AIM OF THE TASK: Copy out the material below in full, but not its images.

COLLECTED MATERIAL:
— Begin —
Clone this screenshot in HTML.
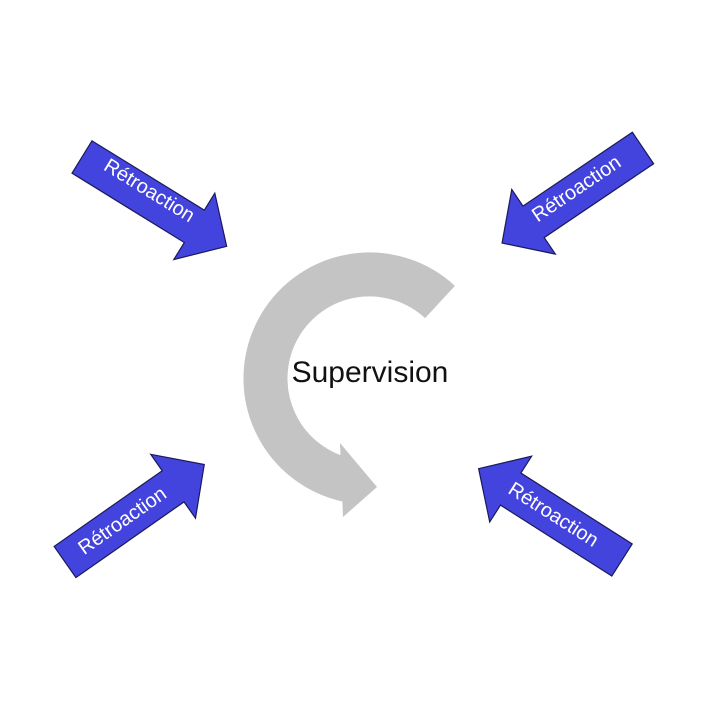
<!DOCTYPE html>
<html><head><meta charset="utf-8"><style>
html,body{margin:0;padding:0;background:#fff}
svg{display:block}
text{font-family:"Liberation Sans",sans-serif}
</style></head><body>
<svg width="720" height="719" viewBox="0 0 720 719">
<defs>
<polygon id="ar" points="0,-19 132,-19 132,-39 170,0 132,39 132,19 0,19" fill="#4343dd" stroke="#1a1a5a" stroke-width="1.2"/>
</defs>
<!-- circular arrow -->
<path d="M440,302 A104,104 0 1 0 347,480" fill="none" stroke="#c4c4c4" stroke-width="44"/>
<polygon points="340,443 377,487 343,517" fill="#c4c4c4"/>
<text x="370" y="382" font-size="30" text-anchor="middle" fill="#111">Supervision</text>

<use href="#ar" transform="translate(82,157) rotate(31.7)"/>
<text transform="translate(146,196) rotate(31.7)" font-size="20" fill="#fff" text-anchor="middle">Rétroaction</text>

<use href="#ar" transform="translate(643,148) rotate(146)"/>
<text transform="translate(580,194) rotate(-34)" font-size="20" fill="#fff" text-anchor="middle">Rétroaction</text>

<use href="#ar" transform="translate(65,562) rotate(-35)"/>
<text transform="translate(126,526) rotate(-35)" font-size="20" fill="#fff" text-anchor="middle">Rétroaction</text>

<use href="#ar" transform="translate(622,560) rotate(212.5)"/>
<text transform="translate(550,520) rotate(32.5)" font-size="20" fill="#fff" text-anchor="middle">Rétroaction</text>
</svg>
</body></html>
— End —
FULL RESPONSE:
Clone this screenshot in HTML.
<!DOCTYPE html>
<html><head><meta charset="utf-8"><style>
html,body{margin:0;padding:0;background:#fff}
svg{display:block}
text{font-family:"Liberation Sans",sans-serif}
</style></head><body>
<svg width="720" height="719" viewBox="0 0 720 719">
<defs>
<polygon id="ar" points="0,-19 132,-19 132,-39 170,0 132,39 132,19 0,19" fill="#4343dd" stroke="#1a1a5a" stroke-width="1.2"/>
</defs>
<!-- circular arrow -->
<path d="M440,302 A104,104 0 1 0 347,480" fill="none" stroke="#c4c4c4" stroke-width="44"/>
<polygon points="340,443 377,487 343,517" fill="#c4c4c4"/>
<text x="370" y="382" font-size="30" text-anchor="middle" fill="#111">Supervision</text>

<use href="#ar" transform="translate(82,157) rotate(31.7)"/>
<text transform="translate(146,196) rotate(31.7)" font-size="20" fill="#fff" text-anchor="middle">Rétroaction</text>

<use href="#ar" transform="translate(643,148) rotate(146)"/>
<text transform="translate(580,194) rotate(-34)" font-size="20" fill="#fff" text-anchor="middle">Rétroaction</text>

<use href="#ar" transform="translate(65,562) rotate(-35)"/>
<text transform="translate(126,526) rotate(-35)" font-size="20" fill="#fff" text-anchor="middle">Rétroaction</text>

<use href="#ar" transform="translate(622,560) rotate(212.5)"/>
<text transform="translate(550,520) rotate(32.5)" font-size="20" fill="#fff" text-anchor="middle">Rétroaction</text>
</svg>
</body></html>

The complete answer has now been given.